Licorice Pizza Paul Thomas Anderson / 2021

1973. Dans la vallée de San Fernando à Los Angeles, Alana Kane, 25 ans, fait la connaissance de Gary Valentine, 15 ans, lors de la photo de classe de ce dernier…

Quelques spoilers.
 

Six mois après l’avoir vu, il m’est toujours aussi difficile de cerner ce qui fait la réussite de Licorice Pizza – et cette incapacité à le saisir, à en identifier la force, n’est pas la moindre de ses qualités (même si cela explique, désolé d’avance, pourquoi je vais en parler de manière si décousue…)

Le film, réalisé comme entre copains (le fils de Phillip Seymour Hoffman, la chanteuse de Haim pour qui Paul Thomas Anderson a réalisé plusieurs clips…), se déshabille du côté majestueux et massif auxquels semblaient prétendre les derniers projets du cinéaste, se faisant paradoxalement impressionnant par sa modestie de surface (jusque dans les visages de ses acteurs, bien loin d’être des top-models). Et du filmage pellicule à l’imagerie des golden seventies ressuscitées, il serait tentant de d’abord expliquer le plaisir pris à Licorice Pizza en le résumant à un grand gâteau nostalgique.
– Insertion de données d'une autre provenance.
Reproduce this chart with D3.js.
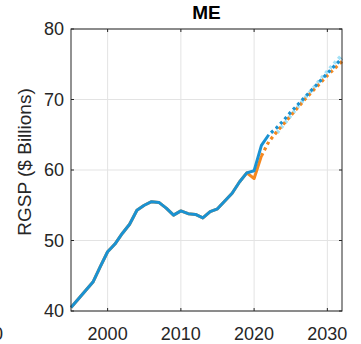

Mais si le film l’est, nostalgique, c’est à plusieurs titres moins évidents que prévus… Déjà parce que le tableau de cette histoire “d’amour”, curieusement contaminée (plutôt qu’empêchée) par la différence d’âge et le monde vulgaire de l’entreprenariat, aboutit à des émotions moins évidentes que prévues, loin de l’imagerie dorée des premiers flirts. Mais aussi parce que la nostalgie ici à l’œuvre concerne le cinéma lui-même : un cinéma qui ne croule pas sous le souci scolaire des trajectoires de personnages, des arcs scénaristiques appliqués, des moments qui font sagement rime ou qui doivent se répondre. L’histoire d’Alana et Gary est l’exact contraire, suite de bifurcations et d’images énigmatiques (jusqu’à son très bizarre plan final), de moments ressassés et répétés en boucle (jalousie d’un côté, puis de l’autre), de trajets éparpillés qui semblent soudain reprendre un peu d’ordre, pour tout aussi soudainement se défaire et passer à autre chose… Le film, sur ce plan, est totalement imprévisible, que ce soit dans ses péripéties, dans sa structure, ou dans les émotions bigarrées qu’il convoque.

Cette insouciance cohabite curieusement avec le tableau lucide d’une décennie de consumérisme naissant, bordée d’un arrière-plan de troubles et de chaos (le Vietnam, la manière de traiter les femmes…). Sous le prisme de l’adolescence du jeune homme, ce magma historique et politique se recycle systématiquement en aventures absurdes (le choc pétrolier est ainsi l’occasion de la scène la plus comique du film) : un peu comme l’héroïne trouve de la ressource dans le jeune âge de son ami et y revient malgré elle (c’est-à-dire malgré ce que la raison dicterait), le film d’Anderson ne cesse d’en passer par la vitalité de l’adolescence pour raconter le chaos de ces années. La folie commerciale et entrepreneuriale par exemple, est ainsi moins “condamnée” qu’elle ne permet le tableau d’un moment du monde où tout le monde faisait n’importe quoi – d’un pays enthousiaste dans le futur, qui n’était que girouette et chaos, comme fonçant à toute allure sur la route sans trop prendre conscience de ce qui l’attendait plus loin (à l’image de la structure imprévisible du film lui-même).

En résulte un grand tableau général d’immaturité du monde (les adultes semblent tous tarés). Il y a quelque chose de très symptomatique du regard de Paul Thomas Anderson (et de la façon dont il observe toute cette époque) dans la manière dont l’héroïne, 25 ans, regarde un peu de haut cette bande d’ados, aspirant parfois à la maturité d’un monde d’adultes décevants qu’elle idéalise, en même temps qu’elle se met à agir comme une gamine elle-même (dans ses jalousies, par exemple, ou en squattant encore chez ses parents)… Cette absence de scission nette entre le monde de l’ado et celui de la jeune femme, cette façon même de ne pas vraiment en faire un sujet, ce grand relativisme qui remet tout à égalité et à plat, tient le film en un étrange équilibre. Comme une façon de raconter les évènements depuis le chaos lumineux de leur époque, et non dans un surplomb anachronique (y compris moral : la cinéphilie US en est encore à essayer de se démêler d’aimer un film où une majeure sort avec un mineur…), donnant à Licorice Pizza ce goût d’aventure authentique.